How to Write a Screenplay for Beginners

Screenplay

Introduction to Screenwriting & the Basics on Scriptwriting

There are diverse reasons behind the decision to write a screenplay. A story might have been rattling around for months, a novel might need adapting, or a vast bank of experiences might have distilled itself into an itch that yearns to be expressed. The idea is only part of the story. Committing it to paper is entirely another.

Screenwriting for Dummies

Keeping a notebook close by will safeguard against ideas being lost, and will encourage other ideas to flow. However, never discuss the idea for the script. This is not because of possible plagiarism, but imparting a creative idea is like releasing a pressure valve. All creative energies will be lost and the itch will fade. Let the idea remain inside. Nurture it and let the idea grow, but above all, keep it private.

Screenwriting Guide on the Screenplay Format

Unlike novels, films can only impart a story through action and dialogue. This is not to say that background research is not essential, it is, but most of it will be implied rather than illustrated as in prose fiction. The BBC holds archives of dramas and films, to give the beginner an idea of how a script should look. It also provides a free, downloadable software, which formats the words for the scriptwriter.

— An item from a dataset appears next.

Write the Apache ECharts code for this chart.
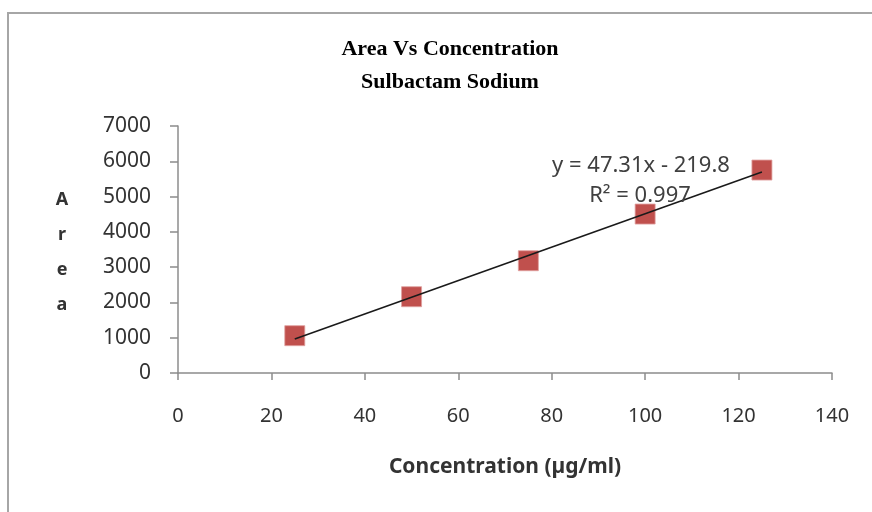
<!DOCTYPE html>
<html>
<head>
<meta charset="utf-8">
<script src="https://cdn.jsdelivr.net/npm/echarts@6/dist/echarts.min.js"></script>
<style>html,body{margin:0;padding:0;background:#fff;}#c{width:872px;height:512px;}</style>
</head>
<body>
<div id="c"></div>
<script>
var concentrations = [25, 50, 75, 100, 125];
var areas = [1057, 2162, 3182, 4505, 5752];
var trendX = [25, 125];
var trendY = [963, 5694];
var xTicks = [0, 20, 40, 60, 80, 100, 120, 140];
var yTicks = [0, 1000, 2000, 3000, 4000, 5000, 6000, 7000];
var titleLines = ['Area Vs Concentration', 'Sulbactam Sodium'];
var equationText = 'y = 47.31x - 219.8';
var r2Text = 'R\u00b2 = 0.997';
var xName = 'Concentration (\u00b5g/ml)';
var yName = 'Area';

var chart = echarts.init(document.getElementById('c'));
var font = 'Noto Sans';
chart.setOption({
  animation: false,
  backgroundColor: '#fff',
  title: {
    text: titleLines.join('\n'),
    left: 445, top: 28, textAlign: 'center',
    textStyle: { fontFamily: 'Liberation Serif', fontWeight: 'bold', fontSize: 22, lineHeight: 33, color: '#000' }
  },
  grid: { left: 178, right: 40, top: 126, bottom: 139, containLabel: false },
  xAxis: {
    type: 'value', min: xTicks[0], max: xTicks[xTicks.length - 1], interval: 20,
    name: xName, nameLocation: 'middle', nameGap: 84,
    nameTextStyle: { fontFamily: font, fontWeight: 'bold', fontSize: 21, color: '#333' },
    axisLine: { show: true, onZero: false, lineStyle: { color: '#8c8c8c', width: 1.5 } },
    axisTick: { show: true, length: 7, lineStyle: { color: '#8c8c8c', width: 1.5 } },
    axisLabel: { margin: 33, fontFamily: font, fontSize: 20, color: '#333' },
    splitLine: { show: false }
  },
  yAxis: {
    type: 'value', min: yTicks[0], max: yTicks[yTicks.length - 1], interval: 1000,
    axisLine: { show: true, onZero: false, lineStyle: { color: '#8c8c8c', width: 1.5 } },
    axisTick: { show: true, length: 8, lineStyle: { color: '#8c8c8c', width: 1.5 } },
    axisLabel: { margin: 27, fontFamily: font, fontSize: 21, color: '#333', formatter: function (v) { return String(v); } },
    splitLine: { show: false }
  },
  graphic: [
    { type: 'rect', shape: { x: 8, y: 13, width: 900, height: 600 }, style: { fill: null, stroke: '#a6a6a6', lineWidth: 2 }, silent: true },
    { type: 'text', x: 62, y: 182, style: { text: yName.split('').join('\n'), fontFamily: font, fontWeight: 'bold', fontSize: 18, lineHeight: 35, fill: '#333', textAlign: 'center', textVerticalAlign: 'top' }, z: 10 },
    { type: 'text', x: 641, y: 166, style: { text: equationText, fontFamily: font, fontSize: 22, fill: '#404040', textAlign: 'center', textVerticalAlign: 'middle' }, z: 10 },
    { type: 'text', x: 640, y: 196, style: { text: r2Text, fontFamily: font, fontSize: 22, fill: '#404040', textAlign: 'center', textVerticalAlign: 'middle' }, z: 10 }
  ],
  series: [
    {
      type: 'line', data: trendX.map(function (x, i) { return [x, trendY[i]]; }),
      showSymbol: false, symbol: 'none', lineStyle: { color: '#1a1a1a', width: 1.6 }, z: 3
    },
    {
      type: 'scatter', data: concentrations.map(function (x, i) { return [x, areas[i]]; }),
      symbol: 'rect', symbolSize: 20,
      itemStyle: { color: '#c0504d', borderColor: '#e0a09e', borderWidth: 0.8, opacity: 1 }, z: 2
    }
  ]
});
</script>
</body>
</html>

Writing the First Draft to the Final Draft

The first draft of a screenplay is often an organic experience in that the ideas can be rendered without rules or editing, but the writer must become familiar with the three-act structure in order to plot the story afterwards. The tools required for writing the first draft can be taken anywhere. A small notebook, pencils, a sharpener and eraser are all that’s required. Many writers use this method initially before transferring the prose onto a Word document for editing. The preferred method will soon become apparent once tried, but the time and the place to write warrants further consideration.

What Film Scripts Looks Like

Each page of a formatted screenplay will contain few words and lots of white page. It will propel the story mostly action and dialogue. Each page represents one minute of screen time for film. Most screenplays are between 90 to 120 pages long.

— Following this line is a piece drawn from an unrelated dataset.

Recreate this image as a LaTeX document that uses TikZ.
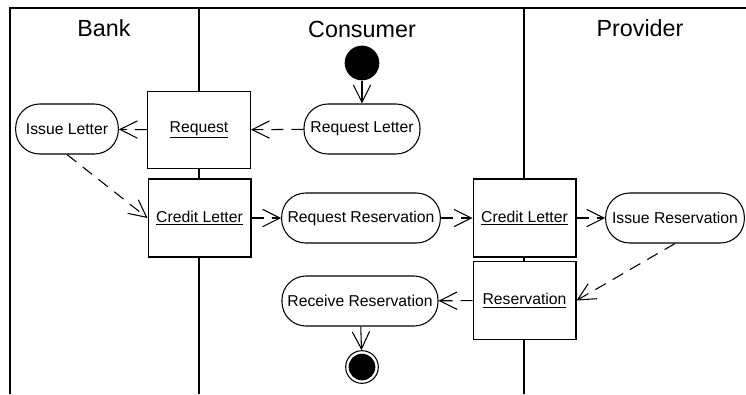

Editing, Improving and Tightening the Script

Once the screenwriter has transcribed their first draft onto a formatted script, and taken into account the three-act structure, the following changes might be considered for revision.

  • Do the first ten pages grab the reader?
  • Does the story correspond to the three-act structure of telling a story?
  • Is the script at an acceptable length of 90 to 120 pages?
  • Look out for typos.
  • Can tension be enhanced to any flat scenes?
  • Are there any stereotypes? If so, weed out or change or add an interesting slant.
  • Is there anything superfluous that can be cut from the story in order to tighten it?
  • Cut out prose. The script must show, not tell.
  • Seek feedback from an informed, impartial source.

After addressing these points, put the script away for three weeks or so, and then read again with a fresh viewpoint.

Screenplay Software to Format Screenplays

An idea will remain so unless the writer commits to the project. Keeping a notebook is essential if ideas present themselves. Reading other screenplays will give the beginner an idea of how a film script should look. Final Draft, is an ideal software for formatting screenplays. Plotting the story around the three-act structure and making revisions after the first draft will provide a good grounding for the writing of future screenplays.